Lepape-info : Autre symbole fort, la course de samedi avait lieu aux abords du stade où aura lieu les championnats du monde d’athlétisme en septembre prochain

M.W : C’était ma première à Tokyo, je sais maintenant à quoi ressemble le climat, comment se préparer, combien de jours il faut arriver avant la compétition et comment s’adapter à la vie sur place, ce qu’il faut manger… J’espère que je serai sélectionnée et ainsi retourner à Tokyo en septembre.

Lepape-info : Les Mondiaux seront sur marathon ou 10 000 m pour vous ?

M.W : J’espère pour l’instant que ce sera sur le marathon avec mon record de France en 2h23’13…

Lepape-info : Record de France à 2h23’13 mais à 2 minutes des très exigeants minima de la Fédération Française d’athlétisme (2h21’13 pour le marathon femmes) pour Tokyo

M.W : Lors des championnats d’Europe de course sur route en avril à Bruxelles, on a échangé avec la Fédération Française d’athlétisme et son président. Il nous a dit qu’il allait faire en sorte que je sois au départ, nous verrons, c’est mon rêve mais aussi de celui de Manon Trapp (2h23’38 à Séville en février dernier) et des marathoniennes à ce niveau.
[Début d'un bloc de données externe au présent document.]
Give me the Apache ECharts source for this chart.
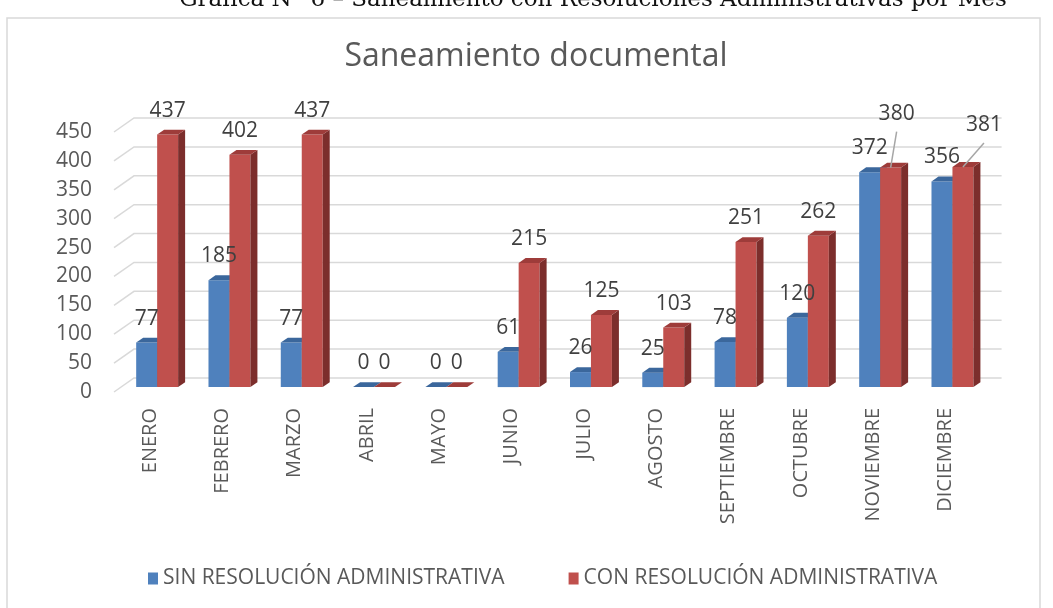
<!DOCTYPE html>
<html>
<head>
<meta charset="utf-8">
<title>Saneamiento documental</title>
<script src="https://cdn.jsdelivr.net/npm/echarts@6/dist/echarts.min.js"></script>
<style>
  html, body { margin: 0; padding: 0; background: #fff; }
  #chart { width: 1053px; height: 608px; }
</style>
</head>
<body>
<div id="chart"></div>
<script>
  // datos
  var meses = ['ENERO', 'FEBRERO', 'MARZO', 'ABRIL', 'MAYO', 'JUNIO', 'JULIO', 'AGOSTO', 'SEPTIEMBRE', 'OCTUBRE', 'NOVIEMBRE', 'DICIEMBRE'];
  var sinResolucion = [77, 185, 77, 0, 0, 61, 26, 25, 78, 120, 372, 356];
  var conResolucion = [437, 402, 437, 0, 0, 215, 125, 103, 251, 262, 380, 381];
  var yTicks = [0, 50, 100, 150, 200, 250, 300, 350, 400, 450];

  var FONT = '"Open Sans", "Noto Sans", sans-serif';
  var DEPTH_X = 20, DEPTH_Y = 14;   // profundidad del piso 3D
  var SHIFT = 7;                     // frente de las barras dentro del piso
  var BAR_D = 7;                     // grosor de la barra
  var RATIO = DEPTH_Y / DEPTH_X;

  // etiquetas que Excel movio a mano (solo serie roja)
  var labelShift = {10: [6, -30], 11: [21, -18]};

  function gridLine(params, api) {
    var cs = params.coordSys;
    var y = api.coord([0, api.value(1)])[1];
    var x0 = cs.x;
    return {
      type: 'polyline',
      shape: {points: [[x0, y], [x0 + DEPTH_X, y - DEPTH_Y], [cs.x + cs.width + DEPTH_X, y - DEPTH_Y]]},
      style: {stroke: '#d9d9d9', lineWidth: 1.5, fill: null},
      silent: true
    };
  }

  // caja frontal de la barra (x1, x2, arriba, abajo)
  function barBox(side, api) {
    var i = api.value(0), v = api.value(1);
    var p = api.coord([i, v]);
    var p0 = api.coord([i, 0]);
    var w = api.size([1, 0])[0] * 0.29;
    var dy = SHIFT * RATIO;
    var x1 = side === 0 ? p[0] + SHIFT - w : p[0] + SHIFT;
    return {i: i, v: v, x1: x1, x2: x1 + w, yt: p[1] - dy, yb: p0[1] - dy};
  }

  function barRender(side, front, top, dark) {
    return function (params, api) {
      var b = barBox(side, api);
      var ddy = BAR_D * RATIO;
      var kids = [];
      if (b.yb - b.yt > 0.5) {
        kids.push({type: 'rect', shape: {x: b.x1, y: b.yt, width: b.x2 - b.x1, height: b.yb - b.yt}, style: {fill: front}});
        kids.push({type: 'polygon', shape: {points: [[b.x2, b.yt], [b.x2 + BAR_D, b.yt - ddy], [b.x2 + BAR_D, b.yb - ddy], [b.x2, b.yb]]}, style: {fill: dark}});
      }
      kids.push({type: 'polygon', shape: {points: [[b.x1, b.yt], [b.x2, b.yt], [b.x2 + BAR_D, b.yt - ddy], [b.x1 + BAR_D, b.yt - ddy]]}, style: {fill: top}});
      return {type: 'group', children: kids};
    };
  }

  function labelRender(side, shifts) {
    return function (params, api) {
      var b = barBox(side, api);
      var cx = (b.x1 + b.x2) / 2;
      var lx = cx, ly = b.yt - 24;
      var kids = [];
      var s = shifts && shifts[b.i];
      if (s) {
        lx += s[0]; ly += s[1];
        kids.push({type: 'line', shape: {x1: lx, y1: ly + 18, x2: cx, y2: b.yt}, style: {stroke: '#a6a6a6', lineWidth: 1.5}});
      }
      kids.push({type: 'text', style: {text: String(b.v), x: lx, y: ly, align: 'center', verticalAlign: 'middle', font: '21px ' + FONT, fill: '#404040'}});
      return {type: 'group', children: kids};
    };
  }

  var sinData = sinResolucion.map(function (v, i) { return [i, v]; });
  var conData = conResolucion.map(function (v, i) { return [i, v]; });

  var chart = echarts.init(document.getElementById('chart'));
  var option = {
    animation: false,
    backgroundColor: '#fff',
    graphic: [
      {type: 'rect', shape: {x: 7, y: 18, width: 1033, height: 600}, style: {fill: null, stroke: '#d9d9d9', lineWidth: 1.5}, silent: true},
      {type: 'text', style: {text: 'Gráfica N° 6 – Saneamiento con Resoluciones Administrativas por Mes', x: 593, y: 12, align: 'center', verticalAlign: 'bottom', font: '23px "DejaVu Serif", serif', fill: '#111'}},
      {type: 'text', style: {text: 'Saneamiento documental', x: 536, y: 57, align: 'center', verticalAlign: 'middle', font: '32px ' + FONT, fill: '#595959'}}
    ],
    legend: {
      left: 143,
      top: 563,
      itemWidth: 10,
      itemHeight: 12,
      itemGap: 64,
      icon: 'rect',
      textStyle: {fontFamily: FONT, fontSize: 21, color: '#595959'},
      data: ['SIN RESOLUCIÓN ADMINISTRATIVA', 'CON RESOLUCIÓN ADMINISTRATIVA']
    },
    grid: {left: 114, width: 867.6, top: 132, height: 260},
    xAxis: {
      type: 'category',
      data: meses,
      axisLine: {show: false},
      axisTick: {show: false},
      axisLabel: {rotate: 90, margin: 16, fontFamily: FONT, fontSize: 20, color: '#595959'}
    },
    yAxis: {
      type: 'value',
      min: 0,
      max: 450,
      interval: 50,
      splitLine: {show: false},
      axisLine: {show: false},
      axisTick: {show: false},
      axisLabel: {margin: 22, fontFamily: FONT, fontSize: 21, color: '#595959'}
    },
    series: [
      {
        type: 'custom',
        name: 'grid',
        z: 1,
        silent: true,
        renderItem: gridLine,
        data: yTicks.map(function (t) { return [0, t]; })
      },
      {
        type: 'custom',
        name: 'SIN RESOLUCIÓN ADMINISTRATIVA',
        z: 2,
        itemStyle: {color: '#4f81bd'},
        renderItem: barRender(0, '#4f81bd', '#3b679c', '#385d8a'),
        data: sinData
      },
      {
        type: 'custom',
        name: 'CON RESOLUCIÓN ADMINISTRATIVA',
        z: 3,
        itemStyle: {color: '#c0504d'},
        renderItem: barRender(1, '#c0504d', '#9e3c3a', '#7c2e2c'),
        data: conData
      },
      {
        type: 'custom',
        name: 'etiquetas sin',
        z: 5,
        silent: true,
        renderItem: labelRender(0, null),
        data: sinData
      },
      {
        type: 'custom',
        name: 'etiquetas con',
        z: 5,
        silent: true,
        renderItem: labelRender(1, labelShift),
        data: conData
      }
    ]
  };
  chart.setOption(option);
</script>
</body>
</html>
On a fait aussi quelque chose d’exceptionnel avec l’équipe de France féminine à Bruxelles en remportant la médaille de bronze par équipes sur le 10 km et j’espère que l’on se retrouvera à Tokyo sur marathon.

Lepape-info : Quelle est la suite de votre programme dans les semaines à venir ?

M.W : Le 18 mai je serai à Franconville sur 3 000 m avec mon club pour la finale des Interclubs, je vais retrouver ma « famille », la piste en portant le maillot de mon club que j’adore depuis 2013 et mon arrivée en France. Après nous verrons avec le coach, on va se poser, parler, voir ce que l’on peut faire sur piste, quelle course ? c’est un secret que je garde pour moi pour le moment (rires).